--- SHORT EXERCISE ---
Nothing after the line with "W, H = 1412, 838" belongs in the copy; extract the lines below from the top through that line, pictures left out.

══════════

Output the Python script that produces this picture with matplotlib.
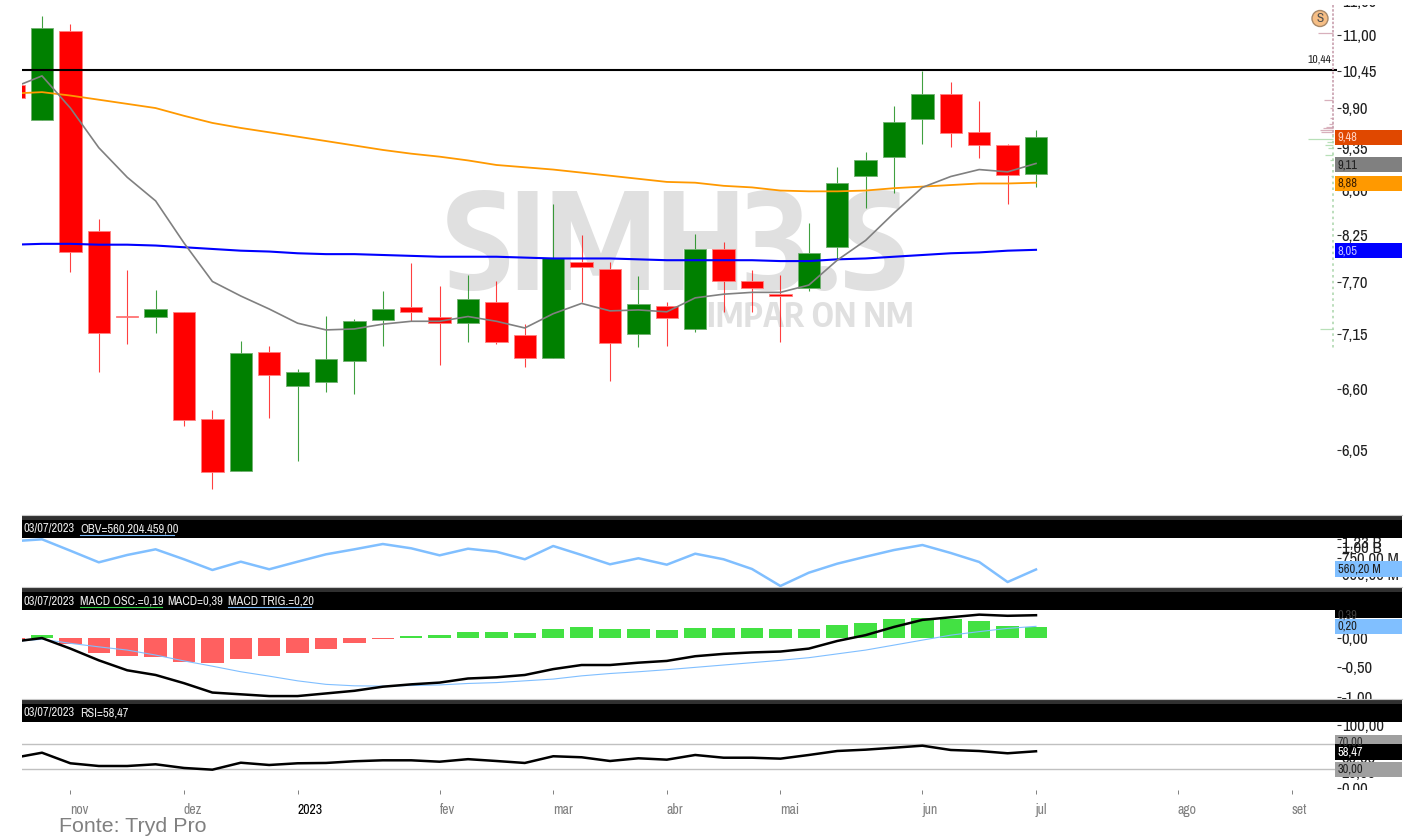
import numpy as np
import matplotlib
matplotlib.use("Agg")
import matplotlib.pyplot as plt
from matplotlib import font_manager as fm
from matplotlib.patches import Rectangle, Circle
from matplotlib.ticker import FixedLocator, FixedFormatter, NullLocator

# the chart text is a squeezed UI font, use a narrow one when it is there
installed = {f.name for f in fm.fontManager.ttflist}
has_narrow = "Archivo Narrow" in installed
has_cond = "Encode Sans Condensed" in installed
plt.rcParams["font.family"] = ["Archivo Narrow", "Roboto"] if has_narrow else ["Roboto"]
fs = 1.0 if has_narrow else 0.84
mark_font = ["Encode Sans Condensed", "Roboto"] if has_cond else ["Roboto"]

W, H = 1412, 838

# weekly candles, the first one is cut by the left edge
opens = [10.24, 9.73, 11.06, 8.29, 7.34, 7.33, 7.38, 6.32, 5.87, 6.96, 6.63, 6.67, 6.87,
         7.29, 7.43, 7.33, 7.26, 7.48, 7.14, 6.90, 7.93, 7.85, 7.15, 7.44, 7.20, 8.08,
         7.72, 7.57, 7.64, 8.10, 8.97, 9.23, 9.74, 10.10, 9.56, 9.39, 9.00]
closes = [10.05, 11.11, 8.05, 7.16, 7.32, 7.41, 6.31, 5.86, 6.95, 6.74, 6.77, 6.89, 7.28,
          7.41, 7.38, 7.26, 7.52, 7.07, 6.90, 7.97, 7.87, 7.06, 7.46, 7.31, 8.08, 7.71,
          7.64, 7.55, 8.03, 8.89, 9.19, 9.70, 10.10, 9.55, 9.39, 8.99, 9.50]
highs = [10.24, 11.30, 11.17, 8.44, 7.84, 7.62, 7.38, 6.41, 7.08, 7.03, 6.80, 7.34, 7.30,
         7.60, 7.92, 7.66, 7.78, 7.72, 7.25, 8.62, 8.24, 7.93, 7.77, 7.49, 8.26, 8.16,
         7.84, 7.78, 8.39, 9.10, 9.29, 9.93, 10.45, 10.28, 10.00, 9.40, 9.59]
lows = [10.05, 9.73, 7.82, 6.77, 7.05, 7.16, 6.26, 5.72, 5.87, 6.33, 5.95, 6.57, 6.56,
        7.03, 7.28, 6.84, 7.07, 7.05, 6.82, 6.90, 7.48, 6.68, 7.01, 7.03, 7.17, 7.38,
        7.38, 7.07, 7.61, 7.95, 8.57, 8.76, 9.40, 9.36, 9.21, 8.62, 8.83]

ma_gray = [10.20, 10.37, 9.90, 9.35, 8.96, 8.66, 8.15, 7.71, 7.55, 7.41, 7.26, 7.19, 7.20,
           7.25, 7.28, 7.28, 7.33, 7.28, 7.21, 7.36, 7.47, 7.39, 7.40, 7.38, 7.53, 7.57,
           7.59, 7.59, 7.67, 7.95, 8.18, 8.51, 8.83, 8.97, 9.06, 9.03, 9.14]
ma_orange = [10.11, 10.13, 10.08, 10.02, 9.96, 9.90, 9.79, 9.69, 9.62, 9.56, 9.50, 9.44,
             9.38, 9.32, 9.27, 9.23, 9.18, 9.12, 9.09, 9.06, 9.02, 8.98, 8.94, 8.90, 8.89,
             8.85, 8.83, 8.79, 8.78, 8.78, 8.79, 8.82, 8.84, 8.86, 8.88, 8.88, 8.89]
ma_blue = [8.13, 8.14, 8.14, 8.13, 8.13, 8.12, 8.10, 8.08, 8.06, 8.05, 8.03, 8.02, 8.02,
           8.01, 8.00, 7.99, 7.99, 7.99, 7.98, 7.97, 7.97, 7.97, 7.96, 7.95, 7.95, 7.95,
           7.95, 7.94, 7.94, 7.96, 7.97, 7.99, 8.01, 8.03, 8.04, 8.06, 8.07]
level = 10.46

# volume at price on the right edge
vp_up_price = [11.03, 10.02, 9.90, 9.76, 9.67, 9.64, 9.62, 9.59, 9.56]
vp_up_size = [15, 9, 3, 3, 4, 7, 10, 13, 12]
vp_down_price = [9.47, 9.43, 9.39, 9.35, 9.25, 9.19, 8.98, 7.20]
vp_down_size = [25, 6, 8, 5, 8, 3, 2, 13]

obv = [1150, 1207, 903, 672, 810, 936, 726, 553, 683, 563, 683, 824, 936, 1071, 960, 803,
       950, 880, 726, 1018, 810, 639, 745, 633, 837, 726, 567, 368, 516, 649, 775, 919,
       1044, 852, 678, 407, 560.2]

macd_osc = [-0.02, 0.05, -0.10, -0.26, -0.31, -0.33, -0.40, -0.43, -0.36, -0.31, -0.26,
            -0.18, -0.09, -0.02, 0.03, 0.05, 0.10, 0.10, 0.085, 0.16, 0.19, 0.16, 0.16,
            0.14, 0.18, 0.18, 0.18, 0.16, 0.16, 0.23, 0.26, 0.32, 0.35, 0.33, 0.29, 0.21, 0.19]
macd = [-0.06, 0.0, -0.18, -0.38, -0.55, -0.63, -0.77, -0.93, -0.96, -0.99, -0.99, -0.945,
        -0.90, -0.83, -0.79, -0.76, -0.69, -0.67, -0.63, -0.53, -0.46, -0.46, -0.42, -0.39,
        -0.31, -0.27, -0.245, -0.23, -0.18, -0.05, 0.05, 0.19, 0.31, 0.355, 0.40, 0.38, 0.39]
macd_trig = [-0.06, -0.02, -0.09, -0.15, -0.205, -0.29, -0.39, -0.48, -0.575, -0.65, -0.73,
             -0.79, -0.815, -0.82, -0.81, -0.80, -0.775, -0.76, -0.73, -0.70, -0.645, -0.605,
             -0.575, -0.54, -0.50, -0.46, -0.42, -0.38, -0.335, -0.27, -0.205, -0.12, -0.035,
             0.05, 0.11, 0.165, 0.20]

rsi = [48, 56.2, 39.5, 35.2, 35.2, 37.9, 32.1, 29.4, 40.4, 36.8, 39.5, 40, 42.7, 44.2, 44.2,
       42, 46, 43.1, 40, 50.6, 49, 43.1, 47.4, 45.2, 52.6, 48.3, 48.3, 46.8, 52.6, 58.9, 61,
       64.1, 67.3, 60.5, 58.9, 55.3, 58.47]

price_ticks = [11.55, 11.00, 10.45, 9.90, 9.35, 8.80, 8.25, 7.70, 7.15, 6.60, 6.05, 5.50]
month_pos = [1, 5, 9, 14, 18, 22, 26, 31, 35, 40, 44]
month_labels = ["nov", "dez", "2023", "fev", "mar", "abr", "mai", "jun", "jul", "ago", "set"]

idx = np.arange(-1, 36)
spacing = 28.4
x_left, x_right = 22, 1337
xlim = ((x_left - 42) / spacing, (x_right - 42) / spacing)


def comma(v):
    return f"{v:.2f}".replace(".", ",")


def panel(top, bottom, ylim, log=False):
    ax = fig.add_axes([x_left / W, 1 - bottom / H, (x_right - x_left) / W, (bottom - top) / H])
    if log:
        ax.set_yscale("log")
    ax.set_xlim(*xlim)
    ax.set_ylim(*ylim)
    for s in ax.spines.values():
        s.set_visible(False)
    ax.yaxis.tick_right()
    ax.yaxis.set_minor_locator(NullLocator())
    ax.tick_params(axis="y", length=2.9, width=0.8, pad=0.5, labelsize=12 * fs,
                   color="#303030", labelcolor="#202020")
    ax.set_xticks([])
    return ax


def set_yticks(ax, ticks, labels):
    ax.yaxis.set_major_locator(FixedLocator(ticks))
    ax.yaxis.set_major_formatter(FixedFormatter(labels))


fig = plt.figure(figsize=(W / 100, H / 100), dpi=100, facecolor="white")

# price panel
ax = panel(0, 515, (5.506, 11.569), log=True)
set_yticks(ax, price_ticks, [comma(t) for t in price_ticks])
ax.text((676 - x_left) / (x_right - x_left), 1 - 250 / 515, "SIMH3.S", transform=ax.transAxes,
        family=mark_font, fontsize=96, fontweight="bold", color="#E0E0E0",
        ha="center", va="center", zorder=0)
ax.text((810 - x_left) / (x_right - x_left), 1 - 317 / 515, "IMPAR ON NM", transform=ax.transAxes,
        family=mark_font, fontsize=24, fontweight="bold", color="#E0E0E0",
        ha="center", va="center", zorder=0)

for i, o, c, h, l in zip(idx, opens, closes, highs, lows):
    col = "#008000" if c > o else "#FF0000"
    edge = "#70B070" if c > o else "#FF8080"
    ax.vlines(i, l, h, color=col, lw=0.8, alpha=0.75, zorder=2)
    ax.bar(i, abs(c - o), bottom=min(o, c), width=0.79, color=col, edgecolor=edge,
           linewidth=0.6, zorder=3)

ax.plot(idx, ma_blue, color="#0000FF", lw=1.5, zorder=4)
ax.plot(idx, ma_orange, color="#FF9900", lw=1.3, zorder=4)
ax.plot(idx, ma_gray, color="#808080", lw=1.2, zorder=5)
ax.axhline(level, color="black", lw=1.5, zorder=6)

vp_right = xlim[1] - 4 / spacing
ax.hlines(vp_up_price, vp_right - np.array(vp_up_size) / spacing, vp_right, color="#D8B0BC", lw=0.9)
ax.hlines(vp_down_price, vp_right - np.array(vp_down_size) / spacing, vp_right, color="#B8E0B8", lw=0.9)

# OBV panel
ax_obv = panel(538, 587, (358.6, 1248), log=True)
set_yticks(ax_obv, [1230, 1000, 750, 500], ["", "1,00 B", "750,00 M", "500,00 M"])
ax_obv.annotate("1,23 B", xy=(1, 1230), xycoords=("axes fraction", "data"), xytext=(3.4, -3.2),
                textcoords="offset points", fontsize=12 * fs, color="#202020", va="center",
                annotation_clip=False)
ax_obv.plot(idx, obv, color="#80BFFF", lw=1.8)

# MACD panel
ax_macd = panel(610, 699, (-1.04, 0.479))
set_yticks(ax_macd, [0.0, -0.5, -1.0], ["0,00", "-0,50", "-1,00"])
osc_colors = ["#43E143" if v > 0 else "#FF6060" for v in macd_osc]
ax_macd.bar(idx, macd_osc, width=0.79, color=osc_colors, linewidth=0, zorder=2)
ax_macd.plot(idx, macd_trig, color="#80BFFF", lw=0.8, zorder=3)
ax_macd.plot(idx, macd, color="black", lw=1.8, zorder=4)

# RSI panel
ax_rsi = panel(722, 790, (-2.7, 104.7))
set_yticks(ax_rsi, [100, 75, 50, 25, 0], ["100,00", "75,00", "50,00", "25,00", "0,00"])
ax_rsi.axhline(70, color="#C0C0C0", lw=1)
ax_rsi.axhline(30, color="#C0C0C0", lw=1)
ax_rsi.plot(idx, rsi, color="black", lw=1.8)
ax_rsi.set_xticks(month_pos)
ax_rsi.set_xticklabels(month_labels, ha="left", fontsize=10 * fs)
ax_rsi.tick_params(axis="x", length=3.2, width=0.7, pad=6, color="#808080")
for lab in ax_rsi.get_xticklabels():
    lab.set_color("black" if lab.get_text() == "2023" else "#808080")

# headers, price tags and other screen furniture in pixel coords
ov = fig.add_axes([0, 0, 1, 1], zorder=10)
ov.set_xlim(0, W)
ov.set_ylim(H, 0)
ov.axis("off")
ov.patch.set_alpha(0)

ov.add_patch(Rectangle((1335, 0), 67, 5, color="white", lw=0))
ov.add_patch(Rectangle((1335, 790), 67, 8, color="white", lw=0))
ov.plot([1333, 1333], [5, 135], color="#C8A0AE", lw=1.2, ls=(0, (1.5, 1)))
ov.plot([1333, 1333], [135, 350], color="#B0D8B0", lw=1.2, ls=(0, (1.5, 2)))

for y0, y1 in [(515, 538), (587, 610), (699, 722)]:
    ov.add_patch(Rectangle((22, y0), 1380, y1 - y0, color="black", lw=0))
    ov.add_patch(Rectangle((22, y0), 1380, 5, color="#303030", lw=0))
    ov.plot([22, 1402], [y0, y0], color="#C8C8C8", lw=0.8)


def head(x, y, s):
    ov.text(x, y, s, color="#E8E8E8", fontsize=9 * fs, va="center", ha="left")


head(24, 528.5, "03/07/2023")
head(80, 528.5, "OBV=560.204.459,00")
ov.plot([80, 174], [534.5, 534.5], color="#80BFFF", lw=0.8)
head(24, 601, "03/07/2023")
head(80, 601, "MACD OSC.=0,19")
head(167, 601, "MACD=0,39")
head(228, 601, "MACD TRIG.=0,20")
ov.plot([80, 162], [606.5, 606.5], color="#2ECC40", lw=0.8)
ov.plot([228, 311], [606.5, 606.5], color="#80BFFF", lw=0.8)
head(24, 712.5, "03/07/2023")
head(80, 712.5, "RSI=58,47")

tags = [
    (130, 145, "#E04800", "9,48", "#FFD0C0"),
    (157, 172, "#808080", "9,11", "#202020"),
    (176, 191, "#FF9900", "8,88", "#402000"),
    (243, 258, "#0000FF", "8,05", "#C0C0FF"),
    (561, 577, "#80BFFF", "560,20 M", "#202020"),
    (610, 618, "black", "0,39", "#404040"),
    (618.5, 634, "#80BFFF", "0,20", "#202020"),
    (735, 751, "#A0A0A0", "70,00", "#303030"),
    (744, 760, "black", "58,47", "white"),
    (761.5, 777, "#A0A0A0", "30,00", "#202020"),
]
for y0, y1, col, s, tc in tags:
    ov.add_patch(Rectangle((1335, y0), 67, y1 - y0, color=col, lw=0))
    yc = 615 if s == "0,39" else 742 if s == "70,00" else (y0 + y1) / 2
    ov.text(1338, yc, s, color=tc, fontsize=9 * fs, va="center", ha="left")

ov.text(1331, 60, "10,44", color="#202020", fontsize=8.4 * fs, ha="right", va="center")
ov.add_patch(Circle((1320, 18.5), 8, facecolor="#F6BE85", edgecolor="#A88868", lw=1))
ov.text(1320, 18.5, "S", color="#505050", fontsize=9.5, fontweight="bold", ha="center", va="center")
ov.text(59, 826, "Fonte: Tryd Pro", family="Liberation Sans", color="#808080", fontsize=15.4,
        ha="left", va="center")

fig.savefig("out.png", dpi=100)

══════════

--- WORKED SOLUTION ---
Output the Python script that produces this picture with matplotlib.
import numpy as np
import matplotlib
matplotlib.use("Agg")
import matplotlib.pyplot as plt
from matplotlib import font_manager as fm
from matplotlib.patches import Rectangle, Circle
from matplotlib.ticker import FixedLocator, FixedFormatter, NullLocator

# the chart text is a squeezed UI font, use a narrow one when it is there
installed = {f.name for f in fm.fontManager.ttflist}
has_narrow = "Archivo Narrow" in installed
has_cond = "Encode Sans Condensed" in installed
plt.rcParams["font.family"] = ["Archivo Narrow", "Roboto"] if has_narrow else ["Roboto"]
fs = 1.0 if has_narrow else 0.84
mark_font = ["Encode Sans Condensed", "Roboto"] if has_cond else ["Roboto"]

W, H = 1412, 838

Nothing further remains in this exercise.